● **Requirement**
No pictures go into the copy. Write out exactly the lines below from the one containing "Clone this chart in D3.js." through the one containing "235, 240, 246];".

● **Data entries**
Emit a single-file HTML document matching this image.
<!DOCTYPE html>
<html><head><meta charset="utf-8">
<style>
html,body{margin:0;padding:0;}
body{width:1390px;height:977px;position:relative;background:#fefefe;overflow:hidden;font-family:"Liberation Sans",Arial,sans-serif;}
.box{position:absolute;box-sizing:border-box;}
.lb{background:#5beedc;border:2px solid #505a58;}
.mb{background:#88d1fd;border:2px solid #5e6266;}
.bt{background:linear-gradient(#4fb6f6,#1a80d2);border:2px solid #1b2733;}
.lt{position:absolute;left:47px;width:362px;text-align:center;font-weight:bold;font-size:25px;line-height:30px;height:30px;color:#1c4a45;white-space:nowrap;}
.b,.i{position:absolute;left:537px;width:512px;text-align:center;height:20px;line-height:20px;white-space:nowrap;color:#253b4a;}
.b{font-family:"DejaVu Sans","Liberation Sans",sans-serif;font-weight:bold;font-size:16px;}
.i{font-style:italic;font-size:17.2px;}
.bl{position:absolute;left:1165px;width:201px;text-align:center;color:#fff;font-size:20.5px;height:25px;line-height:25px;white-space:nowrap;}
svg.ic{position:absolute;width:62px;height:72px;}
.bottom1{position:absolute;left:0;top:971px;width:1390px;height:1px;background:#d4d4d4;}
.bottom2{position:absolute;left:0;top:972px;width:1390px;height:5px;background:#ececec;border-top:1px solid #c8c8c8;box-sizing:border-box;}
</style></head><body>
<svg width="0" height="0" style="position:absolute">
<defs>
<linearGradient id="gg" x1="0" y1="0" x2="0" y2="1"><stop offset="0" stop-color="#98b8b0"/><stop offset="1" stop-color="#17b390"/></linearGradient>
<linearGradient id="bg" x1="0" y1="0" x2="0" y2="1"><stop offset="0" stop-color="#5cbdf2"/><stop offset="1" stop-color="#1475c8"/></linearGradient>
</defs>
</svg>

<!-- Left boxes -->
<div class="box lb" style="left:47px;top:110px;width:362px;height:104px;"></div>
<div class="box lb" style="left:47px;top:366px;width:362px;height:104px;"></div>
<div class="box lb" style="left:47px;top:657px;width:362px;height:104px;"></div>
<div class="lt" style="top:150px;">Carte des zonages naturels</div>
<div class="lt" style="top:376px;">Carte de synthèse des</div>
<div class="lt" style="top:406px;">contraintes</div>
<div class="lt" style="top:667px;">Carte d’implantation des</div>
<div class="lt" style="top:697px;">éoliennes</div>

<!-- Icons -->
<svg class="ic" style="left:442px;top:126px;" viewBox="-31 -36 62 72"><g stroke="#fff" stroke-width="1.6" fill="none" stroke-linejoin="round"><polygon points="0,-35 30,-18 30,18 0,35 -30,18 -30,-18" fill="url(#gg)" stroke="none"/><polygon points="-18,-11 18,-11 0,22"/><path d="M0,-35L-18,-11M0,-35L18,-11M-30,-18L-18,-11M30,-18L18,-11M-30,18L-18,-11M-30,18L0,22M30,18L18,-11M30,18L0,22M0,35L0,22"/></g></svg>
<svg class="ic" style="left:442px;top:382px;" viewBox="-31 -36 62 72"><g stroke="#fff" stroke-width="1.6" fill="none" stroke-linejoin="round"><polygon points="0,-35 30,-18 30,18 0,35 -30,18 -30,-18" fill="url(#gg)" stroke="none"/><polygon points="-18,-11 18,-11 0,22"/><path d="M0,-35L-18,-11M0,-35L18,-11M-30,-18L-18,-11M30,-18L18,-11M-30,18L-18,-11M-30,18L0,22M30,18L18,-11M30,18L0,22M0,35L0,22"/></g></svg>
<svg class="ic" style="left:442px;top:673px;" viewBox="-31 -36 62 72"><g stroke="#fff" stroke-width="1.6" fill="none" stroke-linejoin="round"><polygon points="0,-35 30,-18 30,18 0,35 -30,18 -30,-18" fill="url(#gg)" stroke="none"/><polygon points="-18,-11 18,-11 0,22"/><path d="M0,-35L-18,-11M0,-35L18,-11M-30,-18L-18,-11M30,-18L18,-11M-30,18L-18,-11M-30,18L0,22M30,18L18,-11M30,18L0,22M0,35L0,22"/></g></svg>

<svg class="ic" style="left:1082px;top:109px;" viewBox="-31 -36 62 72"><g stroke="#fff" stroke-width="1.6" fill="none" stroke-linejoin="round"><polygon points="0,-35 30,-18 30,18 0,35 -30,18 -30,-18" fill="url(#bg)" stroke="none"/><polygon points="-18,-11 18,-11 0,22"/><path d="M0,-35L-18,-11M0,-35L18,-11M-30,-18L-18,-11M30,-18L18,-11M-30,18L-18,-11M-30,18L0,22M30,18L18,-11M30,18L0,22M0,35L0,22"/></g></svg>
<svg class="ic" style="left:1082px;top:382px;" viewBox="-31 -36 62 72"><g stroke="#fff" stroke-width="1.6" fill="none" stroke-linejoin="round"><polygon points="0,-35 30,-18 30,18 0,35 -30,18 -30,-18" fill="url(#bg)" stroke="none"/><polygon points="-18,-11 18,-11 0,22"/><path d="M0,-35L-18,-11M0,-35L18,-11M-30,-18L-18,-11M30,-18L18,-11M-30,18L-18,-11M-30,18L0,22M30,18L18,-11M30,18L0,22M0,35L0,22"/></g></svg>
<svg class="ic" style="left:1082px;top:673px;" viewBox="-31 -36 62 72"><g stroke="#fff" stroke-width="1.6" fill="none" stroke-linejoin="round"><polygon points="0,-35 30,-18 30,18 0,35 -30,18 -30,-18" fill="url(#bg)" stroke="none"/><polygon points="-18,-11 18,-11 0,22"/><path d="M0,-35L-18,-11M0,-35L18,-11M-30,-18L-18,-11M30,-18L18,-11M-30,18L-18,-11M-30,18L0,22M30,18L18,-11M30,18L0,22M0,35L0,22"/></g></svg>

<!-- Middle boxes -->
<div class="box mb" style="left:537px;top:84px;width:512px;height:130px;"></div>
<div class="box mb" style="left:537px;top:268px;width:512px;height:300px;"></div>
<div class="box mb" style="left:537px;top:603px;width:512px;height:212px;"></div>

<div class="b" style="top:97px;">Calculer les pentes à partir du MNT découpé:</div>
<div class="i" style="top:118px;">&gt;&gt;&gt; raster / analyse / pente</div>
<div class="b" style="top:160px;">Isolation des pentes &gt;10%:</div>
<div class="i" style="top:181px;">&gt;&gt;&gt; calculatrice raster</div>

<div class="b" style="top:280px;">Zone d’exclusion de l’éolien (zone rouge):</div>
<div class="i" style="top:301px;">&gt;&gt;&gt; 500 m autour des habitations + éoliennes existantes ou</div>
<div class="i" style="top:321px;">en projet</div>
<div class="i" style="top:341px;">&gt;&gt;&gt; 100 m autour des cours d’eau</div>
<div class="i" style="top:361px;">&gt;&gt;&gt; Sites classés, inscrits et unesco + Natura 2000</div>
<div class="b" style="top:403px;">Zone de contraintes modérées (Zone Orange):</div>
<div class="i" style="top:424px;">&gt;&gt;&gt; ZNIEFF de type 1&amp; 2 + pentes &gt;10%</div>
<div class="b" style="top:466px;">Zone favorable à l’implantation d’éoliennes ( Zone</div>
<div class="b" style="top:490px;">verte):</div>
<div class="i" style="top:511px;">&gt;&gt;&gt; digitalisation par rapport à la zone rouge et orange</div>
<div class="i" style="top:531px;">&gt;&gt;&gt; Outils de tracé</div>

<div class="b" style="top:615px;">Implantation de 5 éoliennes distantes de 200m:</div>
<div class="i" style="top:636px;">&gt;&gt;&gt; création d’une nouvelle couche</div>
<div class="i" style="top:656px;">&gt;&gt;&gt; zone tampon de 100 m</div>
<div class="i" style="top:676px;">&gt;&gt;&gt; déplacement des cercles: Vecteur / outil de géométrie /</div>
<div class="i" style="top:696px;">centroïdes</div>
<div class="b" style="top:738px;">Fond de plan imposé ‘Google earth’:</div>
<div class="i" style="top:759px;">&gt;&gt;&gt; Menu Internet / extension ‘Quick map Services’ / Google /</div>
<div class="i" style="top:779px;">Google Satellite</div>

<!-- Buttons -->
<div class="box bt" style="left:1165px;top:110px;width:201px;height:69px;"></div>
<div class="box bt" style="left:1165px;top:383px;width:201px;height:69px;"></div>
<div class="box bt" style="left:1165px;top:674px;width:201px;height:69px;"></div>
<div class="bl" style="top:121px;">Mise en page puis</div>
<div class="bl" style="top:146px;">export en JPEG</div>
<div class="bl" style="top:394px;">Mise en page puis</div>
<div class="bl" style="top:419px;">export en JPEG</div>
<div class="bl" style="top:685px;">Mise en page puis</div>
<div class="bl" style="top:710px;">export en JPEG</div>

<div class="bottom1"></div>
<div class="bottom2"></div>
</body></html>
...
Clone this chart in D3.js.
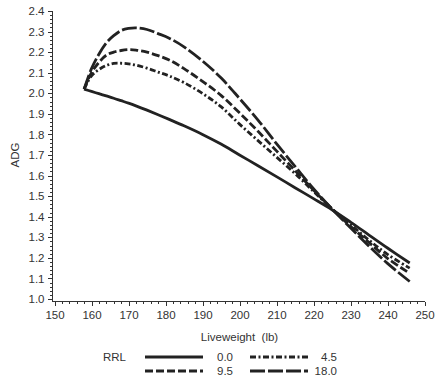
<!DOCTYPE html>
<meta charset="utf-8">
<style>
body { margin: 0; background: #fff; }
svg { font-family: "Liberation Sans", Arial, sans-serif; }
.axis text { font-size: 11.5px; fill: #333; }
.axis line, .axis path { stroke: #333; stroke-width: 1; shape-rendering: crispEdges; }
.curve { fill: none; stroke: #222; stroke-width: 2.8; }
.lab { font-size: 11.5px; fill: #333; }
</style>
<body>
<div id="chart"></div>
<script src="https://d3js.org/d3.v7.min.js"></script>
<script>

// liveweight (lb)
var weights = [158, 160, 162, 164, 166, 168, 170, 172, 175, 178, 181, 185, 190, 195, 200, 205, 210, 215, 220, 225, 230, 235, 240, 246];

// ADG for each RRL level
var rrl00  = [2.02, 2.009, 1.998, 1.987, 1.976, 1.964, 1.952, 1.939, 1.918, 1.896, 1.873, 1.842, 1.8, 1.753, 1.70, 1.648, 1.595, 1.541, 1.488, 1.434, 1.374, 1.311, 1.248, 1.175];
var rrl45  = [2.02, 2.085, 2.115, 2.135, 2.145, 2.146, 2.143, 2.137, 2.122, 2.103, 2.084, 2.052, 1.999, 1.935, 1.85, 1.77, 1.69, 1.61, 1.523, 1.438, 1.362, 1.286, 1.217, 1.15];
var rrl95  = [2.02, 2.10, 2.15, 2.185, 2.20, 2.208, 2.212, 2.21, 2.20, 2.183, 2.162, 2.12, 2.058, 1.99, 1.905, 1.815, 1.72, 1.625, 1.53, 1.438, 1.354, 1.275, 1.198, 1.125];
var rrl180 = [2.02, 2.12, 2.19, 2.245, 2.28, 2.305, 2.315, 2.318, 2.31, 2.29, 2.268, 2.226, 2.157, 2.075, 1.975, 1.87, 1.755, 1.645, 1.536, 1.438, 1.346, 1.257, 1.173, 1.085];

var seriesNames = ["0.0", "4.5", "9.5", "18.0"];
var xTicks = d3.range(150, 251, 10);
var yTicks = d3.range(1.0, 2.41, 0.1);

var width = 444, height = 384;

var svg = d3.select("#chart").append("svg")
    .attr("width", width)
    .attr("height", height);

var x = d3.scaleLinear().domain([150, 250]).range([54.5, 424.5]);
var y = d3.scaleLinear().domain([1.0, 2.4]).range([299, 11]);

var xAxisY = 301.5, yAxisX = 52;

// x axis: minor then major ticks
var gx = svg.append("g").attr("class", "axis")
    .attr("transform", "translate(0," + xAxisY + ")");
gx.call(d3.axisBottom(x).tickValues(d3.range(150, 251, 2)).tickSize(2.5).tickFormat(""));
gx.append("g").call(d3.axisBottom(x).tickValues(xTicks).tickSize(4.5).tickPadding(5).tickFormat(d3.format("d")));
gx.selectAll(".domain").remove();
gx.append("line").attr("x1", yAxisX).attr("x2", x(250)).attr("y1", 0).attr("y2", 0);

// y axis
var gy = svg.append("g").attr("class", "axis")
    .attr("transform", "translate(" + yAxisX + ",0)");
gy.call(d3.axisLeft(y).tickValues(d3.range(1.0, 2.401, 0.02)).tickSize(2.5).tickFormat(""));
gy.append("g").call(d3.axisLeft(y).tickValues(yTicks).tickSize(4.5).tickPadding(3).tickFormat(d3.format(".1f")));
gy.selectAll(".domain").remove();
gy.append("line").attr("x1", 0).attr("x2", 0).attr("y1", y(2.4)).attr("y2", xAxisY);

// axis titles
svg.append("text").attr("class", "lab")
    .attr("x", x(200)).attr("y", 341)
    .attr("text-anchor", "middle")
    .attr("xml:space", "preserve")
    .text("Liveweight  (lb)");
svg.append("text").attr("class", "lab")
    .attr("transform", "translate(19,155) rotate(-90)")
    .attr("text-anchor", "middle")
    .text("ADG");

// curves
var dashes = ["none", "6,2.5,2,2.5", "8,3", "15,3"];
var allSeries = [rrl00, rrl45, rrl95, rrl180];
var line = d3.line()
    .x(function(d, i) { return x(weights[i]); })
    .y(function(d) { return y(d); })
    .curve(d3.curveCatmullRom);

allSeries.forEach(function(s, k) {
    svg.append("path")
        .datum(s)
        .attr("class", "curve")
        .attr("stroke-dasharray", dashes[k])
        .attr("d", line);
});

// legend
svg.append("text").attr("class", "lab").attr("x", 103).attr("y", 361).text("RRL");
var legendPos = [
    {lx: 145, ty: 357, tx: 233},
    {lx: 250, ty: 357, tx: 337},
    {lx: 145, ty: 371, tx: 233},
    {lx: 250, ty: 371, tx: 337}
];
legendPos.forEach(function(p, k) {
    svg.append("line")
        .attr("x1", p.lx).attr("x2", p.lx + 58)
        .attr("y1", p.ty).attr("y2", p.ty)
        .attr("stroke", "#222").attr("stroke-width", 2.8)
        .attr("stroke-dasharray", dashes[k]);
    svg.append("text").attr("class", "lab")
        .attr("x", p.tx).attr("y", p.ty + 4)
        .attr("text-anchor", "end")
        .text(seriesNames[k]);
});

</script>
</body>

● **Exercise solution**
Clone this chart in D3.js.
<!DOCTYPE html>
<meta charset="utf-8">
<style>
body { margin: 0; background: #fff; }
svg { font-family: "Liberation Sans", Arial, sans-serif; }
.axis text { font-size: 11.5px; fill: #333; }
.axis line, .axis path { stroke: #333; stroke-width: 1; shape-rendering: crispEdges; }
.curve { fill: none; stroke: #222; stroke-width: 2.8; }
.lab { font-size: 11.5px; fill: #333; }
</style>
<body>
<div id="chart"></div>
<script src="https://d3js.org/d3.v7.min.js"></script>
<script>

// liveweight (lb)
var weights = [158, 160, 162, 164, 166, 168, 170, 172, 175, 178, 181, 185, 190, 195, 200, 205, 210, 215, 220, 225, 230, 235, 240, 246];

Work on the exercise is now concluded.